The protesters had no issues with Honda itself; they were irritated with Japan's actions during the second world war and its government's current policies. In fact, many of the vehicles destroyed were seized from Chinese nationals. There was nothing Honda could have done to protect itself, but it is still paying a price for actions it couldn't control. The WSJ report noted above added:
In an early indication of the toll the bilateral standoff is taking on the car maker's bottom line, Honda cut its profit forecast from its joint ventures -- almost all of which comes from operations in China -- to •80 billion, below a previous •120 billion estimate and down from •100 billion last fiscal year.
Earlier this month, Honda said sales in China plummeted 41% in September from a year earlier. Nissan saw its sales tumble 35% and Toyota reported a 49% drop. The fall in sales for Japan's big three auto makers came after the outbreak of sometimes violent anti-Japanese protests in China last month sparked by Japan's renewed claim to some contested East China Sea islets.
OK, let me get this right. The Chinese are willing to boycott Japanese goods, even if they were produced in China by Chinese nationals whose livelihood depends on it, or even when the plant is part-owned by local investors? That shouldn't be news to many business executives who have always been concerned about the potential for dangers from Chinese nationalism. But the attraction of China continues to outweigh its hurdles.
The history of Western engagement with China tells it all.
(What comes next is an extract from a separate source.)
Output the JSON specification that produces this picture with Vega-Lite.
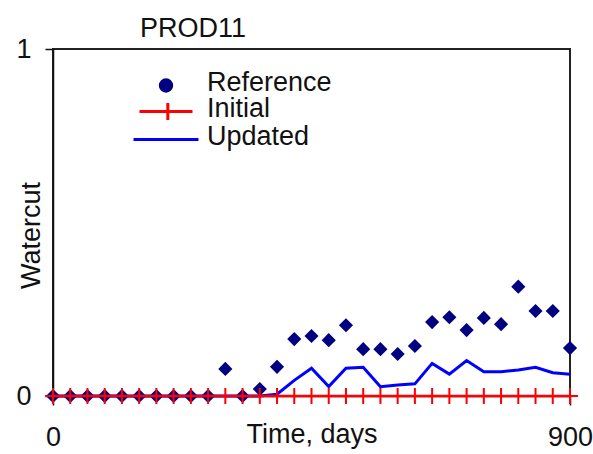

First, Western companies moved manufacturing to China to gain a competitive edge by taking advantage of its lower-cost labor option. Then they began eyeing the potentially huge -- though still emerging -- Chinese middle-class as holding the possibility for future sales growth. As with everything China-related, though, the reality is often much more complicated than most Western CEOs and investors can ever imagine.
If that's the case -- and it certainly is based on the experience of Honda -- then Western companies and especially electronics manufacturers need to be aware of the anomalies inherent in the Chinese experience. I am not asking anyone to abandon China, but it still makes sense to have contingency plans in place for when China bites.